Start of Dataset extract
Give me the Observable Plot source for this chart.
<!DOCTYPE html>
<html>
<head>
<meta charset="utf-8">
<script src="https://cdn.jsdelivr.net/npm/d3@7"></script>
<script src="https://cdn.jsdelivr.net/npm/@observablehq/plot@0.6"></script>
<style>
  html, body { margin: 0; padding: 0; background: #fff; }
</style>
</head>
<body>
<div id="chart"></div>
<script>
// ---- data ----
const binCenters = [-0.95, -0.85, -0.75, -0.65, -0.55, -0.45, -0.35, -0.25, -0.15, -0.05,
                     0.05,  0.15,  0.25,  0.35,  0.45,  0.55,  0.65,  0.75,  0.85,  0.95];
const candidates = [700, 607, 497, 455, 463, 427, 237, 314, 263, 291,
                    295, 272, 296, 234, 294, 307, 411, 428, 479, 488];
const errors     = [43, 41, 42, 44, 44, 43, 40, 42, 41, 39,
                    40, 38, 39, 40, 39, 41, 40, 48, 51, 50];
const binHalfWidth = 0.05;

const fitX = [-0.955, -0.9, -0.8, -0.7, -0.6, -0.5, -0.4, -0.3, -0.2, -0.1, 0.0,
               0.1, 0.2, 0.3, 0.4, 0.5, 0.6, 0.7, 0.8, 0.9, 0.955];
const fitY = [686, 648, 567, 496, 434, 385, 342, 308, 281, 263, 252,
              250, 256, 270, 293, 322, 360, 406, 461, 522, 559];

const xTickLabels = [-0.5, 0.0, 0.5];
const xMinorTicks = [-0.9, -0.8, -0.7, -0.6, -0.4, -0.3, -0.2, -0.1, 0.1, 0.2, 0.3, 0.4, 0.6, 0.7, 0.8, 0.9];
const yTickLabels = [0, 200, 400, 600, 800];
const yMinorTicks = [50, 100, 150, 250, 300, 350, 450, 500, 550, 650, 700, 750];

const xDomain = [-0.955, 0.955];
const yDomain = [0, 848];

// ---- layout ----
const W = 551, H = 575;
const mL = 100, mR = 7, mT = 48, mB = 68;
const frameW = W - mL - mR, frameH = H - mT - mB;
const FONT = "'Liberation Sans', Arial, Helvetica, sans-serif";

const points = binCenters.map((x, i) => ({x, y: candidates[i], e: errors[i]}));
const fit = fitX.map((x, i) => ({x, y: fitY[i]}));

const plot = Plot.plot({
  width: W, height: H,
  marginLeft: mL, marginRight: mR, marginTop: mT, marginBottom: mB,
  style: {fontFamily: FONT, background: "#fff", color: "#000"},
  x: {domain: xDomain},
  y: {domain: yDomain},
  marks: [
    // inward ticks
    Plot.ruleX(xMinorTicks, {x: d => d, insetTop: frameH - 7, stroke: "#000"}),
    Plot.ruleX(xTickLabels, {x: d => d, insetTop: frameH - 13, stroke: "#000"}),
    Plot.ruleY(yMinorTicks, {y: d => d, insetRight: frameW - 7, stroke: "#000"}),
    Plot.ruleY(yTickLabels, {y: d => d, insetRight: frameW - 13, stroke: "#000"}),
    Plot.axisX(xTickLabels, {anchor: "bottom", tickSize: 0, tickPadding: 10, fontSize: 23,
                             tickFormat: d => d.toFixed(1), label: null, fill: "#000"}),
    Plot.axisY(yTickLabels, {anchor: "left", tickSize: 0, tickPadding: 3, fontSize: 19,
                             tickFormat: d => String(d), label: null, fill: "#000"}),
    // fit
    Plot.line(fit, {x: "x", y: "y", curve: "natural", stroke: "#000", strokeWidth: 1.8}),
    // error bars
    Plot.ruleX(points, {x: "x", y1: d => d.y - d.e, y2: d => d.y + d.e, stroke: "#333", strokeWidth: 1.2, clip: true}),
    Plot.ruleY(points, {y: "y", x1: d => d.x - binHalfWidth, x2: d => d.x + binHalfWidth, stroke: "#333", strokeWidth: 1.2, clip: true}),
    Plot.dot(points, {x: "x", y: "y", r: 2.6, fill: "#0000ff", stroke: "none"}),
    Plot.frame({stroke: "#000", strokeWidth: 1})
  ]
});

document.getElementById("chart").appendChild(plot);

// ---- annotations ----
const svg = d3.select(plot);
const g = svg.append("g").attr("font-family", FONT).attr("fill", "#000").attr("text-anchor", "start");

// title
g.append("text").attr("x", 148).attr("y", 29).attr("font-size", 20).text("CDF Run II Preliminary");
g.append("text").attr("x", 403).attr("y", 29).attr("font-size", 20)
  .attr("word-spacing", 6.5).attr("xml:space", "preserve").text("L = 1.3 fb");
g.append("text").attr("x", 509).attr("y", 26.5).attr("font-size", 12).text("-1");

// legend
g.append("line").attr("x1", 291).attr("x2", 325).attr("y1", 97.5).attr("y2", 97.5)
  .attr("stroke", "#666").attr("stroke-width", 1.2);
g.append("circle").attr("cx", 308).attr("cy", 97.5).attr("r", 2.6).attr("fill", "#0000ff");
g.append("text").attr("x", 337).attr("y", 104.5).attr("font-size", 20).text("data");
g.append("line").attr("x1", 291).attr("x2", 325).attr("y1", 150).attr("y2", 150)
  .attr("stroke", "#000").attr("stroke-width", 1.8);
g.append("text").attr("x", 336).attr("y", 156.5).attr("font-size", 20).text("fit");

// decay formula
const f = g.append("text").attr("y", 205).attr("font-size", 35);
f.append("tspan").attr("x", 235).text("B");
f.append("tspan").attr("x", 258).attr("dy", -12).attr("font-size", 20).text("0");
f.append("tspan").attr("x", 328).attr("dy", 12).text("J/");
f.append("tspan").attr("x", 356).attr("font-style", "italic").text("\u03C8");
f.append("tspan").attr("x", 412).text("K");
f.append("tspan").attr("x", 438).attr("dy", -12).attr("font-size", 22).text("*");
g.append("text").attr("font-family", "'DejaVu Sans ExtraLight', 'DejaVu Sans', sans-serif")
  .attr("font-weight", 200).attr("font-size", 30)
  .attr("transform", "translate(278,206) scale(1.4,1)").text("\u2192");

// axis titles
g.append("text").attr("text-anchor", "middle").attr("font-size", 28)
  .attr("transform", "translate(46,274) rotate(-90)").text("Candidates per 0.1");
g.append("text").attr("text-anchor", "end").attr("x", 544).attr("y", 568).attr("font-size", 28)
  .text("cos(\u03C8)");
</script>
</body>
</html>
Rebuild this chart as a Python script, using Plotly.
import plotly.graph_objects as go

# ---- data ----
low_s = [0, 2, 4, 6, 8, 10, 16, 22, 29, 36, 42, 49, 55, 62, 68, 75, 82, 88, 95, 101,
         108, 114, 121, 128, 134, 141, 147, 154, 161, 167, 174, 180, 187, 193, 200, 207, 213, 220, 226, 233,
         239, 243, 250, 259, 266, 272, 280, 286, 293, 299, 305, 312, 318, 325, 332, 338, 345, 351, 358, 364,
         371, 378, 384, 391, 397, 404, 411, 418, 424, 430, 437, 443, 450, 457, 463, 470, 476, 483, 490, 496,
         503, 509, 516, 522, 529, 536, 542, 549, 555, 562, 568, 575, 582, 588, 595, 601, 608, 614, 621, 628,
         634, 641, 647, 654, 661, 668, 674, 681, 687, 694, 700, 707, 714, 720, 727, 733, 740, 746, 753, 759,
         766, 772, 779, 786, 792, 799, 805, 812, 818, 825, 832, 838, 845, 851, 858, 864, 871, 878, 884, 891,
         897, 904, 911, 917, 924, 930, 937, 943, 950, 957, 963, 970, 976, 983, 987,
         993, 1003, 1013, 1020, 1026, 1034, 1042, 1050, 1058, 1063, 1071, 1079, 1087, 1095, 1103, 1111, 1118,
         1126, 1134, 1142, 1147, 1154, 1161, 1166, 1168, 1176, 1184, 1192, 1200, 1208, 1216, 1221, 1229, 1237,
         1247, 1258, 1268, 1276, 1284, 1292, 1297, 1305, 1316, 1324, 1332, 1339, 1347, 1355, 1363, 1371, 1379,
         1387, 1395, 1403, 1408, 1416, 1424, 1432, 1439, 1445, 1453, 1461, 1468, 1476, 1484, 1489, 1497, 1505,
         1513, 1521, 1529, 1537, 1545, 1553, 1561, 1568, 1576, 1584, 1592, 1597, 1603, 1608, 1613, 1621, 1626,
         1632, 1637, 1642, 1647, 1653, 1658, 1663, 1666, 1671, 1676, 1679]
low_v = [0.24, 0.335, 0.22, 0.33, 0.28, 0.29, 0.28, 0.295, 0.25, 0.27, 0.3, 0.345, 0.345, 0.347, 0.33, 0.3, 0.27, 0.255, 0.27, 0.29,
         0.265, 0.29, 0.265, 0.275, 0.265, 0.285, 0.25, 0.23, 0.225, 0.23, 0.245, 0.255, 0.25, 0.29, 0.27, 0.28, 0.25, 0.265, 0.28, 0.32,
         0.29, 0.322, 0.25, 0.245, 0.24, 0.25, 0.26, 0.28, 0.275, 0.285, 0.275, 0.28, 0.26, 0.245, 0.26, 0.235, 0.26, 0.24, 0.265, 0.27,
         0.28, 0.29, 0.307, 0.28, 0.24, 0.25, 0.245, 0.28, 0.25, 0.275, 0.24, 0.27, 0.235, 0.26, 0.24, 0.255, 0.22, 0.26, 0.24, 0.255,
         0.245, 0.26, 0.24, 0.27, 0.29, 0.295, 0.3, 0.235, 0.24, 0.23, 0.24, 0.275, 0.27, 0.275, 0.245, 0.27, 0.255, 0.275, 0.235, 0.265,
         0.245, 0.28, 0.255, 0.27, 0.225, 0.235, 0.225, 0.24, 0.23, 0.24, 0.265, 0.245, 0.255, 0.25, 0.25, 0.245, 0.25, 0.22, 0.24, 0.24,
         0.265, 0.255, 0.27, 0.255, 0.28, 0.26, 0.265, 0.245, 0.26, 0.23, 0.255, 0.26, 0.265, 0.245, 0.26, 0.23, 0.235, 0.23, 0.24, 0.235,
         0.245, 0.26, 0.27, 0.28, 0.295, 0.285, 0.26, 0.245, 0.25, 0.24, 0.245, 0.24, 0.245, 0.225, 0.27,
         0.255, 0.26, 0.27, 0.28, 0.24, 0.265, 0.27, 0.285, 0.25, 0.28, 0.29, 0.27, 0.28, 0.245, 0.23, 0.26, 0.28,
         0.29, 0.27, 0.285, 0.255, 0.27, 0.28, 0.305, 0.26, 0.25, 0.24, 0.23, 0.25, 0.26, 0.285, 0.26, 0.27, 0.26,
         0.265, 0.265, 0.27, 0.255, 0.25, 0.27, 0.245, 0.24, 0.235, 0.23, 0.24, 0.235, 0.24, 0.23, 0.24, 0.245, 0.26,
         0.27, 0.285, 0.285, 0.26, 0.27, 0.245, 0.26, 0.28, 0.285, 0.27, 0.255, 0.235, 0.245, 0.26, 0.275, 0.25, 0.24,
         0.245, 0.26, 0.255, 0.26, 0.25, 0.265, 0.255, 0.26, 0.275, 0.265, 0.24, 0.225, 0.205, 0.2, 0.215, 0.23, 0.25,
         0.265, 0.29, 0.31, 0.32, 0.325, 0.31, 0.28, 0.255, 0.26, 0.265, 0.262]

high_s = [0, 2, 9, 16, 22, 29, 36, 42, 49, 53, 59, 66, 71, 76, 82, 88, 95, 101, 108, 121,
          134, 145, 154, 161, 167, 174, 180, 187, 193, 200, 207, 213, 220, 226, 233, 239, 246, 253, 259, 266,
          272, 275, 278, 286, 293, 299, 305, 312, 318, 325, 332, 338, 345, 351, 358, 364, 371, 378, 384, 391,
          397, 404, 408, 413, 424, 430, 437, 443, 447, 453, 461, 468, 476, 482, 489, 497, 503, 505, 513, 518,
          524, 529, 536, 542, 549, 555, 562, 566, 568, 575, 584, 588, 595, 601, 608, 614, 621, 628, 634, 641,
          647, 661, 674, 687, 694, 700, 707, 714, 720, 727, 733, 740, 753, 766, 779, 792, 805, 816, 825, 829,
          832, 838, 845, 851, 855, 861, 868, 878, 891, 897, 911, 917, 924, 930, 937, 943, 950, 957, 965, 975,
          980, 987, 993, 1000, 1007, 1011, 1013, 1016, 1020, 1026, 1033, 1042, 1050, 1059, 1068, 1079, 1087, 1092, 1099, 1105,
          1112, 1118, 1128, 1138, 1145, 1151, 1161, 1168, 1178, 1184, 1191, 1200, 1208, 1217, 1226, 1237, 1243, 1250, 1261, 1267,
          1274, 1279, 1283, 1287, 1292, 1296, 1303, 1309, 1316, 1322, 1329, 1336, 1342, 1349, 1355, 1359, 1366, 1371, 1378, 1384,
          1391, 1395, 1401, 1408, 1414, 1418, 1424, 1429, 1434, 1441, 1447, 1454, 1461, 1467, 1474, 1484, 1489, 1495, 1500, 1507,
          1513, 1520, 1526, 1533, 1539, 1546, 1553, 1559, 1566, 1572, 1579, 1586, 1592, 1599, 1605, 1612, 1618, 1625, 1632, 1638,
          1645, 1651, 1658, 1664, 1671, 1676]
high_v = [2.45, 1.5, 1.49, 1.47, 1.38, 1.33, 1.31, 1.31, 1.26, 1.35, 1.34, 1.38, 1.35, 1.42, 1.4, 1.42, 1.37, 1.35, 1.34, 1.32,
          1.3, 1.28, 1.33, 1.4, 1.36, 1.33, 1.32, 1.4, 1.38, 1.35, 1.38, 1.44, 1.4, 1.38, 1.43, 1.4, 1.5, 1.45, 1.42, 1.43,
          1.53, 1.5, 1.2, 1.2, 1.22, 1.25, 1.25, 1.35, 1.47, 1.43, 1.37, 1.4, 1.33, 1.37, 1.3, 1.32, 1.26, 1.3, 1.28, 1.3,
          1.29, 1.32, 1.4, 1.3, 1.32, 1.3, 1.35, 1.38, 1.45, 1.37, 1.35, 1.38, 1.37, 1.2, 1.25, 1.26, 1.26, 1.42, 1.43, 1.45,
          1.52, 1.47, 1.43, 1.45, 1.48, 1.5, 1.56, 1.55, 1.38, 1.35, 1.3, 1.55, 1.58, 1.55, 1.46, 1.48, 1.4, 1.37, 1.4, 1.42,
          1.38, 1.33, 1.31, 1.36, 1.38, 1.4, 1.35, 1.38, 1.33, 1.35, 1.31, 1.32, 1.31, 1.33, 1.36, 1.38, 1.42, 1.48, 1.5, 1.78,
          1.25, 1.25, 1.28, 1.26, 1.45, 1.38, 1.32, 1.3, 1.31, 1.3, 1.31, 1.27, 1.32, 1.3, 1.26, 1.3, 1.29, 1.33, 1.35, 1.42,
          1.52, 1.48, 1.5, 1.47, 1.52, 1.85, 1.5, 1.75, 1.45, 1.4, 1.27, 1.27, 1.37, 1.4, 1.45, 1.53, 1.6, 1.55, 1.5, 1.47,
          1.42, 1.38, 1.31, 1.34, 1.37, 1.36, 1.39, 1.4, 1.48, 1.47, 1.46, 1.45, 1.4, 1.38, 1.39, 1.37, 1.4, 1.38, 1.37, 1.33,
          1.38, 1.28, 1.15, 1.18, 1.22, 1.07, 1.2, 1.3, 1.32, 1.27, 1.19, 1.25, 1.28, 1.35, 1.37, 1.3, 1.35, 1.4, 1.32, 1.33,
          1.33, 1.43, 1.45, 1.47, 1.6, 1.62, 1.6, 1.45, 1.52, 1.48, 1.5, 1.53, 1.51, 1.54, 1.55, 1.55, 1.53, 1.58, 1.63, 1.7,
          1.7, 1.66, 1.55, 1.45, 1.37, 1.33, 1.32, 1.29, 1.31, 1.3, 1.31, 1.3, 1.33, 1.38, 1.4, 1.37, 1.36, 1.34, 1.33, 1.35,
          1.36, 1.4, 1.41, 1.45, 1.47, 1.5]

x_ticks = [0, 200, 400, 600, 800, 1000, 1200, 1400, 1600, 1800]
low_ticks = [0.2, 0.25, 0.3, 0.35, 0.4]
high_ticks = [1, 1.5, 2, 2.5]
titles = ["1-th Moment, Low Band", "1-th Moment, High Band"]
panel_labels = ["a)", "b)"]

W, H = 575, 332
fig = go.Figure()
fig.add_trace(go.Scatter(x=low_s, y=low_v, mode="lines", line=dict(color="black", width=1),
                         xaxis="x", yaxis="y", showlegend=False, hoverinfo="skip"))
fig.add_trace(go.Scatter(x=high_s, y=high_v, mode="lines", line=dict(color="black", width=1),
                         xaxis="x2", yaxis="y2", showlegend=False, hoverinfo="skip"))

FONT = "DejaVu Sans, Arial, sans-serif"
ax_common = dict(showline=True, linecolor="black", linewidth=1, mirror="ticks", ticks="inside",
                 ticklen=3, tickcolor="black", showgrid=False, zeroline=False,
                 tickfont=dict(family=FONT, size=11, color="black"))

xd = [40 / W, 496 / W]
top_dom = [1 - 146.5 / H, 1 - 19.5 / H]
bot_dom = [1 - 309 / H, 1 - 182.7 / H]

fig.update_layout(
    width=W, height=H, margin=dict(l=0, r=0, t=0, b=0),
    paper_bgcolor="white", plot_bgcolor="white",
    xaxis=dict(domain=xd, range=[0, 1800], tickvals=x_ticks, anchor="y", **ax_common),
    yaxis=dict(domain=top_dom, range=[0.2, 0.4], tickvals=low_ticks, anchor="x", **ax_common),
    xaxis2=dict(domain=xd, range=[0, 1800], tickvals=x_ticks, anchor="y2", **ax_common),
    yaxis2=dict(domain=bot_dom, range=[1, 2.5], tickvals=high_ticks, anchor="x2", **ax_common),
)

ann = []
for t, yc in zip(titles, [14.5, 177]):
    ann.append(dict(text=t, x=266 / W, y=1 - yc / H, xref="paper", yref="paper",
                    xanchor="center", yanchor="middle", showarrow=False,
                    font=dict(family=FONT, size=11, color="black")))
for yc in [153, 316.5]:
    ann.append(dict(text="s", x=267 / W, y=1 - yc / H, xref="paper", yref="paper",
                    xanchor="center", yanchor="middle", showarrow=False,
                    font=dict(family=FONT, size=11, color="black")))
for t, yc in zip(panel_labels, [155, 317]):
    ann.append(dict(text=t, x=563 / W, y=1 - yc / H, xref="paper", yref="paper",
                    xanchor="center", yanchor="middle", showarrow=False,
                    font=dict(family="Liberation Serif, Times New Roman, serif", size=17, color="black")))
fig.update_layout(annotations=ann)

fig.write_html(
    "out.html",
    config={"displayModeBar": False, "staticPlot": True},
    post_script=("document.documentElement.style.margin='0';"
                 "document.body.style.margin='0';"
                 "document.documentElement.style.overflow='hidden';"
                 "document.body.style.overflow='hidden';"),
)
End of Dataset extract
## Problem to work on
Extract the span of lines that starts with the line containing "Rebuild this chart" and ends with the line containing "import plotly.graph_objects as go". Keep it exact and add nothing.

## Solution below
Rebuild this chart as a Python script, using Plotly.
import plotly.graph_objects as go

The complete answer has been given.